Now Suarez is following the well-trodden path to Spain. Now there is a vacancy. In theory, there are candidates aplenty. Steven Gerrard was gaining support as a contender to Suarez for the end-of-season honours before a certain slip. Yaya Toure scored a career-best 24 goals last year. Robin van Persie, whose finest form tends to come for managers he respects, may well return to his stellar peak when Louis van Gaal takes over at Manchester United. Yet these runners and riders, estimable as they are, have a little less pace now they have entered their thirties. So, too, the prematurely ageing Wayne Rooney. Sergio Aguero’s case falters every time his calf or hamstring injuries recur. David Silva remains the discerning choice but is too understated for the majority to nominate him. The English preference for basing judgements on goal tallies may rule out Mesut Ozil, too, while Aaron Ramsey has to prove that he can maintain his magnificent form of last season.
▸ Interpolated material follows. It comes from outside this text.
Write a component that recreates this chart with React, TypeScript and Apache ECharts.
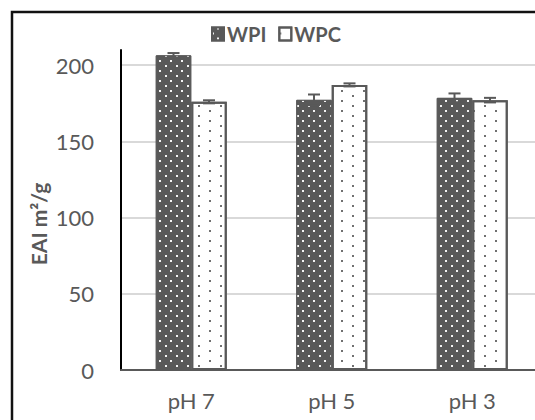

Can the Welsh wonder replicate his magnificent form of last season?

Can the Welsh wonder replicate his magnificent form of last season?

Which brings us to Chelsea. In Diego Costa and Cesc Fabregas they have two stellar additions but the Stamford Bridge star is Eden Hazard. He finished second to the Barcelona-bound Suarez in the PFA Player of the Year voting. Will he be the one to take over the Uruguayan’s throne? It is the logical path of succession. Earlier this year Jose Mourinho said, while arguing that the “monsters” Cristiano Ronaldo and Lionel Messi are on a different planet to everyone else, that the Belgian ranks first among his generation.

“He is special,” the specialist in failure claimed. “I don’t want to compare him with the monsters because the monsters have 10 years of their careers, winning trophies, scoring goals; I think it’s not fair for the monsters and it’s not fair for the kid to make that comparison but I don’t see a better young player. I think in this moment he’s the best young player in the world.”

At 23, Hazard, unlike the Premier League’s more seasoned superstars, ought to improve. He has had two years to adjust to the physicality of English football and a season to get used to the defensive demands that Mourinho places upon his flair players. He should be playing in a more powerful team, too, with the presence of Costa offering the promise that his creativity will result in more assists.

And yet there are reasons to doubt his chances. Hazard has had a reasonable, not remarkable, World Cup. He has supplied two winners, for Dries Mertens against Algeria and Divock Origi versus Russia, with well-placed passes but Kevin De Bruyne, rather than Hazard, was the driving force and Romelu Lukaku, not his Chelsea colleague, was the difference-maker in the last-16 victory against United States.

Hazard has failed to shine in Brazil so far.

Hazard has failed to shine in Brazil so far.

It is not a case of finding fault, more that, by the very highest standards, by the levels that Messi, Neymar, James Rodriguez and Arjen Robben have reached, he has fallen a little short. It is a reminder that the truest test of the dominant players is whether or not they deliver in the major matches. Hazard excelled, and scored, in Chelsea’s December win over Liverpool. He struck in the Uefa Super Cup final against Bayern Munich and converted a pressure penalty against Paris Saint-Germain. He has shown enough glimpses of his talent to be twice shortlisted for the PFA Player of the Year award.

Yet he has not stamped his authority in such games, or a campaign, in the way Van Persie did on United’s 2012-13 season. It is something that past poster-boys, whether Ronaldo, Thierry Henry, Eric Cantona or Alan Shearer, did.They gravitated from the very good to the great. That is the challenge for Hazard. Wearing Chelsea’s No.10 shirt, managed by Mourinho, he has the chance to join them in an exclusive club. He will face plenty of competition for the title of the Premier League’s shining light but Hazard is the favourite to inherit Suarez’s mantle.